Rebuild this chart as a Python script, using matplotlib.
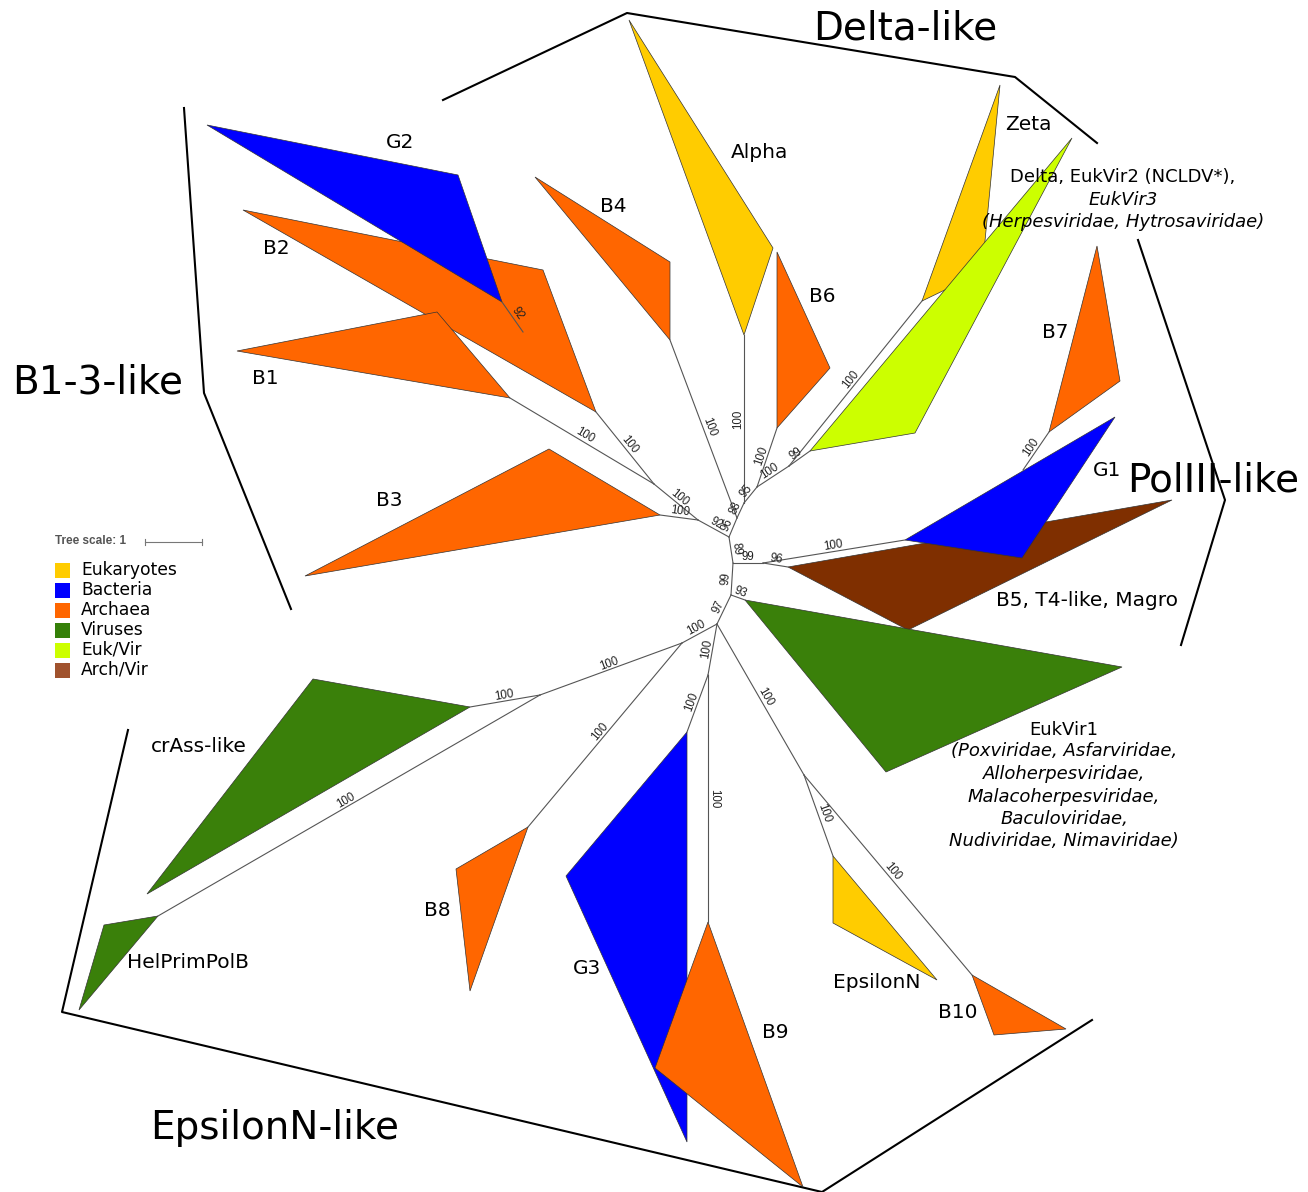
-*-*-
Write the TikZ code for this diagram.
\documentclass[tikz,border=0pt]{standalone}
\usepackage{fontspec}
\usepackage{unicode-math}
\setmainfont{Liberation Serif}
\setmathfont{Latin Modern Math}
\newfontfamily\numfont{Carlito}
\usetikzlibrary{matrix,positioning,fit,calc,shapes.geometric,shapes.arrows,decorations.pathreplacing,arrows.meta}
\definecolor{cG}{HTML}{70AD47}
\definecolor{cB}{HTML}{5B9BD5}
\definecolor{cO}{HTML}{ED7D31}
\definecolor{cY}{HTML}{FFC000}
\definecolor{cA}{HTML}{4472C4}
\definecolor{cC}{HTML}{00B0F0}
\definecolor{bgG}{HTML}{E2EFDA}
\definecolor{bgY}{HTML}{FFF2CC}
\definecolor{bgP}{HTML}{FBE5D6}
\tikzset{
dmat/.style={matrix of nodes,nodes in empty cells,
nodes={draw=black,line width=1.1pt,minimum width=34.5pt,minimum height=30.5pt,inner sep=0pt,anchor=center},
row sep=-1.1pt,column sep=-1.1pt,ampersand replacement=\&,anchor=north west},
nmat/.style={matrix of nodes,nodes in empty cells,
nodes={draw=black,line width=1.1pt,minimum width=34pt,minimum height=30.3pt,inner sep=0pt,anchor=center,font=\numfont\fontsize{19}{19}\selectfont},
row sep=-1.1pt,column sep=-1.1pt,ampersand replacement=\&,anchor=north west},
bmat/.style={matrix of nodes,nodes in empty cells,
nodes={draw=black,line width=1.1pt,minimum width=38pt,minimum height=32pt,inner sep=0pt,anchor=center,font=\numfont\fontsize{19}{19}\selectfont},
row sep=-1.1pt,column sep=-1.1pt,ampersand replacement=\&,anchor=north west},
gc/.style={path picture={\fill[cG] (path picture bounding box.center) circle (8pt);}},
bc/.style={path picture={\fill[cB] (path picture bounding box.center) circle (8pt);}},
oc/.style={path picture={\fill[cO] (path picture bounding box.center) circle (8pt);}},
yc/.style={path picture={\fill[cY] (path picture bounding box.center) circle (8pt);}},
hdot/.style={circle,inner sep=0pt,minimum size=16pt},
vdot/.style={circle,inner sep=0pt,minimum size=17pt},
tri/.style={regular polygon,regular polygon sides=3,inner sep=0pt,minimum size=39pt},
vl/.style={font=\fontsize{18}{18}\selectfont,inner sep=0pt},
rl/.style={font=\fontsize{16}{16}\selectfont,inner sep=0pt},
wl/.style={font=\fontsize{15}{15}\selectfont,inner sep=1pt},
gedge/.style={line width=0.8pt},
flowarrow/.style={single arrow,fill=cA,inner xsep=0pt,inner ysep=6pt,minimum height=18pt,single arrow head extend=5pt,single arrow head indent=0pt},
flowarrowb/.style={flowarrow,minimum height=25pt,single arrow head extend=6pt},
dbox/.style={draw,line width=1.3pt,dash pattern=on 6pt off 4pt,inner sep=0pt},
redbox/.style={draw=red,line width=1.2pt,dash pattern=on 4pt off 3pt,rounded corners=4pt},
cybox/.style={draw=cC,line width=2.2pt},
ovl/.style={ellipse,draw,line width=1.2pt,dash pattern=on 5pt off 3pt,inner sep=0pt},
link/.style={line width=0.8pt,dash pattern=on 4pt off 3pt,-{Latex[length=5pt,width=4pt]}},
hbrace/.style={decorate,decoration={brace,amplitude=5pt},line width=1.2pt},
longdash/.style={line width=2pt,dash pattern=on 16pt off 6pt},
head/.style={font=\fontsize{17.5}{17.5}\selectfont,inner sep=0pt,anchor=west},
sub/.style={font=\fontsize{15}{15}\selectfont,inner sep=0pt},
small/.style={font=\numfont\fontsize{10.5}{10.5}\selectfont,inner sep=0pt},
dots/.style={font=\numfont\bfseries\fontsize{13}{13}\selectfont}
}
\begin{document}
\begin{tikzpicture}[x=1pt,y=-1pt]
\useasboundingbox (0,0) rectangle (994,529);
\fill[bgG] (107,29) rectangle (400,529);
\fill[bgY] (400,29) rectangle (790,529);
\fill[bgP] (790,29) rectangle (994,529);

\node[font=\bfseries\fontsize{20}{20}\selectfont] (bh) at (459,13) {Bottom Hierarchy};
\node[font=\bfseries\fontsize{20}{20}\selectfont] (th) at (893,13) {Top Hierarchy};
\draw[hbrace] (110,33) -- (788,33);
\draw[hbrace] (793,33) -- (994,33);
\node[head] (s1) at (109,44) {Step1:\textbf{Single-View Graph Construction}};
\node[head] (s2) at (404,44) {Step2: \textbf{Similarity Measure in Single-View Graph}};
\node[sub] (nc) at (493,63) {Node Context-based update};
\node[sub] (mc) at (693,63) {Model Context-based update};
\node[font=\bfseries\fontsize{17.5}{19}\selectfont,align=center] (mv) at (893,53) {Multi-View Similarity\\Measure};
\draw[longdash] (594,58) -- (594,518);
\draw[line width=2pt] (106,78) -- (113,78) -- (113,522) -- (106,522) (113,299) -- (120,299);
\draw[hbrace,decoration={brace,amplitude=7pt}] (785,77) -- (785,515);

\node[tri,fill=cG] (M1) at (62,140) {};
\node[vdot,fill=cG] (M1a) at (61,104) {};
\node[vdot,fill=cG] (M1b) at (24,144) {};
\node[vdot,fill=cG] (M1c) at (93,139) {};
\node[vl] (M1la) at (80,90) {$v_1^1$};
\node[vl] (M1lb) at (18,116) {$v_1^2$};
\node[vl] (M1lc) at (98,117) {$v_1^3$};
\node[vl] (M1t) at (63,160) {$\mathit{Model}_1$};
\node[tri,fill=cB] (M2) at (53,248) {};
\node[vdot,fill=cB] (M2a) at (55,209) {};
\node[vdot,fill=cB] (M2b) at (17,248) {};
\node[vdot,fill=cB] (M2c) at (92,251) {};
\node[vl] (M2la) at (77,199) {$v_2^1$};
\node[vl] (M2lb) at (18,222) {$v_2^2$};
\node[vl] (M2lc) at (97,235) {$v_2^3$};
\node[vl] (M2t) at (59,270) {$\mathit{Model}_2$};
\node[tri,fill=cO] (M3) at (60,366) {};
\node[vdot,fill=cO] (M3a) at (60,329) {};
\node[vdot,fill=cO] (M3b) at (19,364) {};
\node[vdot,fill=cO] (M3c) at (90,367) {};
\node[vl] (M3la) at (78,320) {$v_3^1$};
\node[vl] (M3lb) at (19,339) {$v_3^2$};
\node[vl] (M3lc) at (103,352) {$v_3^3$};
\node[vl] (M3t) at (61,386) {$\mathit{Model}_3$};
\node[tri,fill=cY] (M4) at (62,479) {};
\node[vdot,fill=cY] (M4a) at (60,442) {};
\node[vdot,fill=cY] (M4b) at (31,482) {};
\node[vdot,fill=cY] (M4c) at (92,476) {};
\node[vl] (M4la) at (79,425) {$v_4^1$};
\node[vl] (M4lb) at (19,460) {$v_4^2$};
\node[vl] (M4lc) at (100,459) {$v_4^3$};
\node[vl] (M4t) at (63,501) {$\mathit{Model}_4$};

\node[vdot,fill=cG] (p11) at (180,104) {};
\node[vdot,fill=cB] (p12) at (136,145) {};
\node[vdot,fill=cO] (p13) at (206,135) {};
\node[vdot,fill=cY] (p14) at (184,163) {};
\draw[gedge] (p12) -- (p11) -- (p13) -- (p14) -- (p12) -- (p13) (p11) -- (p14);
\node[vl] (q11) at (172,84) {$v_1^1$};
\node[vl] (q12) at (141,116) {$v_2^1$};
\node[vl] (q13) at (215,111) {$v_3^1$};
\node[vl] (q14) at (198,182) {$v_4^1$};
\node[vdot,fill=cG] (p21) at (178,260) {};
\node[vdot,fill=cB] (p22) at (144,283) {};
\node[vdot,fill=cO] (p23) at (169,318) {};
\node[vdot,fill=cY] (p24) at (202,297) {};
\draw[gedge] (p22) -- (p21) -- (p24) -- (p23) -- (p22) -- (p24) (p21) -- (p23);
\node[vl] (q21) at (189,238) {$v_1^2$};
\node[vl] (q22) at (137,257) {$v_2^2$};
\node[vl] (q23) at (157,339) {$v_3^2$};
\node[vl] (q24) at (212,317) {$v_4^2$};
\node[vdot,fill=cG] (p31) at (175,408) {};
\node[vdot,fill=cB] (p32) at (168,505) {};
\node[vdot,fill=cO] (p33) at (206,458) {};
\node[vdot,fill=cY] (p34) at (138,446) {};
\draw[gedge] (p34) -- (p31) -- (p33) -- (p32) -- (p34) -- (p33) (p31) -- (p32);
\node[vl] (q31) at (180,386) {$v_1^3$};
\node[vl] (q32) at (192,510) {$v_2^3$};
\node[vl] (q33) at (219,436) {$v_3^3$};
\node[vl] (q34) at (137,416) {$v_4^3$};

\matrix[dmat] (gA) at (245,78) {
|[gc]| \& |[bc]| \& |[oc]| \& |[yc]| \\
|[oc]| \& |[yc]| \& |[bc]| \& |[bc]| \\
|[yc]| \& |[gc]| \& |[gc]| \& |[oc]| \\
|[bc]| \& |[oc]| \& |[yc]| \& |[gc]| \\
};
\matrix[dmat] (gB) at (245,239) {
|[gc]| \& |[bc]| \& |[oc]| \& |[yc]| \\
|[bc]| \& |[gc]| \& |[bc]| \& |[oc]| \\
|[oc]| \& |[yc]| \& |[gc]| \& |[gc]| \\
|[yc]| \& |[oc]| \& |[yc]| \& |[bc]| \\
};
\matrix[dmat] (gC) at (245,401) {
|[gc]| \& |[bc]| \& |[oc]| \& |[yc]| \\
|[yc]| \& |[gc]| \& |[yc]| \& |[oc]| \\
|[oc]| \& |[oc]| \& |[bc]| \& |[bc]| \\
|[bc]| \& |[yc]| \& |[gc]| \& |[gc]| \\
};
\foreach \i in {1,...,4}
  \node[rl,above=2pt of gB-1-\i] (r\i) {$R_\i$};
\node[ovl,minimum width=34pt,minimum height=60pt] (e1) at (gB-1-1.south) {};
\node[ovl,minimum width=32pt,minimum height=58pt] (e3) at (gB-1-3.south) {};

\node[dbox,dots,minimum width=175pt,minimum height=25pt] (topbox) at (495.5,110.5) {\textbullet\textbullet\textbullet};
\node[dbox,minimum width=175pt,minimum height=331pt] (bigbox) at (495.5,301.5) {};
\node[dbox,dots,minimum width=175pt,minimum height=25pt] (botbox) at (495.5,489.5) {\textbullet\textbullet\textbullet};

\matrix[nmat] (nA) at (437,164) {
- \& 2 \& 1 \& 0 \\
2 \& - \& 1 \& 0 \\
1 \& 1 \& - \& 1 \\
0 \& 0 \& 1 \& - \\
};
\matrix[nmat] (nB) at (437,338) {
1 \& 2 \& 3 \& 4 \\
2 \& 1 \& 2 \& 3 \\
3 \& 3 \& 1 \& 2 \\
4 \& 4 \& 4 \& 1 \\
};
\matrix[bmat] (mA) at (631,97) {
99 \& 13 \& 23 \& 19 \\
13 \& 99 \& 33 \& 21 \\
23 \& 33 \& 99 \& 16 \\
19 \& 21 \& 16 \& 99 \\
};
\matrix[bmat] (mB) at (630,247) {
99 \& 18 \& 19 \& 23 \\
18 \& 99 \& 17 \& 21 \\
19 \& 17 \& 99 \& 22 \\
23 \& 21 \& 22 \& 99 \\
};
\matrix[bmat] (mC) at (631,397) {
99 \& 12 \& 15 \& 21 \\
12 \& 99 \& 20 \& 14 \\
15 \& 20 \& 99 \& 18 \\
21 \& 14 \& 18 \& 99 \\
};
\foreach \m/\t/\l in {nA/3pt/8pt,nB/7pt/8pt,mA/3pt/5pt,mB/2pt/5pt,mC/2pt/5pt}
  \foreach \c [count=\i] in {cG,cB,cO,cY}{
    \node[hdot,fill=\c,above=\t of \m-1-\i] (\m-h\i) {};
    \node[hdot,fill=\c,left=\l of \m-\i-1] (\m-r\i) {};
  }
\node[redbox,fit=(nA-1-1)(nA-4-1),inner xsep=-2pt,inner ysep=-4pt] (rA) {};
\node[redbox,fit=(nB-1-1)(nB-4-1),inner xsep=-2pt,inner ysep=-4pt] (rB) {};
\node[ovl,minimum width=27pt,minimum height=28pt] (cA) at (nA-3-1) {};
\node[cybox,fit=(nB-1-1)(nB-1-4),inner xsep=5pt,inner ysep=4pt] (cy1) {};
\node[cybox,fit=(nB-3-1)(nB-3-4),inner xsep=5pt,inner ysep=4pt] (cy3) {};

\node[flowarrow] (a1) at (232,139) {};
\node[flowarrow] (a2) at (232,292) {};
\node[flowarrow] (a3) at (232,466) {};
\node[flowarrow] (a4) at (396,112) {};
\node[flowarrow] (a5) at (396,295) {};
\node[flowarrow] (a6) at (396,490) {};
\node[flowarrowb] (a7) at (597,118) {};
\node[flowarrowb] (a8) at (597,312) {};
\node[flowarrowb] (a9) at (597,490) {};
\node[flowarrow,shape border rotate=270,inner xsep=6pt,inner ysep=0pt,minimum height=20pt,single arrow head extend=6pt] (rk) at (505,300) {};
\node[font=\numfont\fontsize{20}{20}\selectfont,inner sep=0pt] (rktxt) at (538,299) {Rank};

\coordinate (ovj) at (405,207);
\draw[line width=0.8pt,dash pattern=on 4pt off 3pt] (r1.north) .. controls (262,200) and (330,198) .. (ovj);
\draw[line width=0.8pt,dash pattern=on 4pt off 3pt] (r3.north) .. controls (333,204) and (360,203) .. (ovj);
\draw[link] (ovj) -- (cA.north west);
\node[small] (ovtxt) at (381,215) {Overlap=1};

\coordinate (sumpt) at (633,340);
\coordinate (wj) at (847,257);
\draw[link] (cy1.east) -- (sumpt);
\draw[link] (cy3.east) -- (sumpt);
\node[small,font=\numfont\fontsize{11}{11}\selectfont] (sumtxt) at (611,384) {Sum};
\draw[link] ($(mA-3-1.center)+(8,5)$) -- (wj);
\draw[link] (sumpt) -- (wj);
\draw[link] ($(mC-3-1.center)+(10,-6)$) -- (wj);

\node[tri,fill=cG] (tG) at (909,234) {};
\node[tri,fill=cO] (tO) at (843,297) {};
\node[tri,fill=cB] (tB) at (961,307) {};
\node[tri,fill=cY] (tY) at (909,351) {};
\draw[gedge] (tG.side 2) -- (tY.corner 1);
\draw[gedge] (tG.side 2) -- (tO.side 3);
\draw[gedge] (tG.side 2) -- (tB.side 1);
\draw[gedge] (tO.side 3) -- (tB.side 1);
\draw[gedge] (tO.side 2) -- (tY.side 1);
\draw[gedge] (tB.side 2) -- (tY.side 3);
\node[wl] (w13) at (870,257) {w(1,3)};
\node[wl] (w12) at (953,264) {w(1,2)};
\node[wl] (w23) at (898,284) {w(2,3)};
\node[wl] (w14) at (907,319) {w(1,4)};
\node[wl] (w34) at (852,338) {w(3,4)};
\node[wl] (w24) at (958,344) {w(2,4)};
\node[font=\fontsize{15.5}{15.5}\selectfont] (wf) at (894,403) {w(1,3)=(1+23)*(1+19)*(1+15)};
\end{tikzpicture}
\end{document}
-*-*-
◆ EXERCISE OBJECTIVE: Select the lines from the entries that include the word "this".

◆ ANSWER BELOW:
Rebuild this chart as a Python script, using matplotlib.
Write the TikZ code for this diagram.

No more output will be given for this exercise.